TASK: Write out the opening lines of the data word for word, up to and including the line with "steps = [i * 0.25 for i in range(40)]", and leave every picture and every later line out.

MATERIAL:
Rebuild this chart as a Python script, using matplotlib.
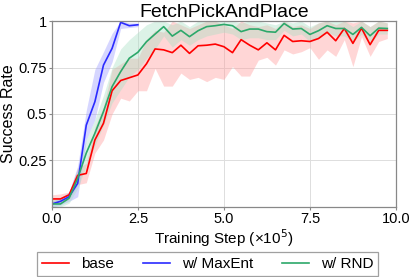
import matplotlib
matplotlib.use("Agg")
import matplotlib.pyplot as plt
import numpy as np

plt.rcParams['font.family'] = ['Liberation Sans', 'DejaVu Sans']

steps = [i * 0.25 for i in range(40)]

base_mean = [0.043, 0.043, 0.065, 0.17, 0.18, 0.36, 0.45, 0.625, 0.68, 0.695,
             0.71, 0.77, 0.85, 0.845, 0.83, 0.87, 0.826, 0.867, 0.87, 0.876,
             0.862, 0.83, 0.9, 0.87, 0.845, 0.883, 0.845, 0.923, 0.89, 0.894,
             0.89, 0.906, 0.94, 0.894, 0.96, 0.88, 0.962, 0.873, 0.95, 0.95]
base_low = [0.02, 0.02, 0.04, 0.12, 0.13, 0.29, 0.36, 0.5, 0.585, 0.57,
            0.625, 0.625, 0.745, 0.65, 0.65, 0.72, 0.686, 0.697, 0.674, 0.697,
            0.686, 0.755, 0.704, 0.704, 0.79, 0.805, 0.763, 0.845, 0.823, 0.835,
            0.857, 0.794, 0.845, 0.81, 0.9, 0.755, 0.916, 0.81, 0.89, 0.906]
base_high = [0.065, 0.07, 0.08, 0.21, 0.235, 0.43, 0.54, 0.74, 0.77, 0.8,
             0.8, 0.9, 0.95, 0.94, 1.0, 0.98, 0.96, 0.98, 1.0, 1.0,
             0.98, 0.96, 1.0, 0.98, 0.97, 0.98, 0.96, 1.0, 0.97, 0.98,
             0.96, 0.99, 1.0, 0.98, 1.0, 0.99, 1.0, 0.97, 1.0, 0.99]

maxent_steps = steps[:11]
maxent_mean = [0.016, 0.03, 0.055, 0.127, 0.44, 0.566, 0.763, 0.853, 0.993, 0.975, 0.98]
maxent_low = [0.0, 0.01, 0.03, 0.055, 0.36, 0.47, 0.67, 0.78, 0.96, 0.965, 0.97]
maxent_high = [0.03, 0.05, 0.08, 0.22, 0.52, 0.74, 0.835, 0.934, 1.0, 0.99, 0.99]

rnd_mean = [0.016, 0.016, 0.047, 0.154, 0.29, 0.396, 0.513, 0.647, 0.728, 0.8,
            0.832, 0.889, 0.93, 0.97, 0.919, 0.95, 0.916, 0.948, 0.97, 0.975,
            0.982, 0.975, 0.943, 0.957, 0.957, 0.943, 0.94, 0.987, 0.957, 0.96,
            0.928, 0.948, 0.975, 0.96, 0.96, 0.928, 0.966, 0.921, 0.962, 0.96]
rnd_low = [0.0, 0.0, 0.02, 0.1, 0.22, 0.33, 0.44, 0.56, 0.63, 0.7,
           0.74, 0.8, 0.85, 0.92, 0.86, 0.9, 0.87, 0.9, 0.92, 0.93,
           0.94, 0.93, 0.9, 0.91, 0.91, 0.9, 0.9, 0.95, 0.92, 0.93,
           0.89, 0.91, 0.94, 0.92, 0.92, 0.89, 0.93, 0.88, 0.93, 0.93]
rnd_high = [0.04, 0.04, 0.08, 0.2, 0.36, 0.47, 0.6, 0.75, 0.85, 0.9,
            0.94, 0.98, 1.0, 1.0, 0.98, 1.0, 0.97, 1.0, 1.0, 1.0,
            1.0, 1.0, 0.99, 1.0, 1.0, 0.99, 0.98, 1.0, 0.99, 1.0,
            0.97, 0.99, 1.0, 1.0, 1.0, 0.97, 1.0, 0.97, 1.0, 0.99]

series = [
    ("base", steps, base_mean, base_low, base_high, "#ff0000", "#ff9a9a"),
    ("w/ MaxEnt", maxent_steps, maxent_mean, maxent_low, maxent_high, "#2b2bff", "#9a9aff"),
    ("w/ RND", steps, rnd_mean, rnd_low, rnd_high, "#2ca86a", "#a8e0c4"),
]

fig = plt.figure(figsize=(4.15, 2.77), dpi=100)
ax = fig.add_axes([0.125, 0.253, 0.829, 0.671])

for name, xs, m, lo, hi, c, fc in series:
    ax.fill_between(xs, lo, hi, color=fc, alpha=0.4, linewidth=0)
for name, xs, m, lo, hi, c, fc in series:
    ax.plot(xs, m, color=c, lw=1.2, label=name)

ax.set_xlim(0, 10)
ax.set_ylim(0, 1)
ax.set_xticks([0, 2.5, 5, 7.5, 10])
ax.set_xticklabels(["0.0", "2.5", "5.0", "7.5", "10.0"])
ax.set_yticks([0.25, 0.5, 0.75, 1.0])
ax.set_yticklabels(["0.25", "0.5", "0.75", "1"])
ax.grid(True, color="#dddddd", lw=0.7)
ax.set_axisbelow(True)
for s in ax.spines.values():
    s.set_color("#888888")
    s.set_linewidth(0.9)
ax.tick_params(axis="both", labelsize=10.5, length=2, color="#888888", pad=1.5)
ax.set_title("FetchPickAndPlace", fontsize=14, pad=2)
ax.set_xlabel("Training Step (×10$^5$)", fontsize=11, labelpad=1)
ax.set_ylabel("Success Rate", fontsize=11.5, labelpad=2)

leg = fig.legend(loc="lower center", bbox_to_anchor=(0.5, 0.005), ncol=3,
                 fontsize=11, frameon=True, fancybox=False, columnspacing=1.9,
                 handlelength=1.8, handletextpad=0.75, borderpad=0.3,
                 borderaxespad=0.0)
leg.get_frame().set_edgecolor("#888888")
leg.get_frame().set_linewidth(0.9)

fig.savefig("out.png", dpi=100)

ANSWER IN FULL:
Rebuild this chart as a Python script, using matplotlib.
import matplotlib
matplotlib.use("Agg")
import matplotlib.pyplot as plt
import numpy as np

plt.rcParams['font.family'] = ['Liberation Sans', 'DejaVu Sans']

steps = [i * 0.25 for i in range(40)]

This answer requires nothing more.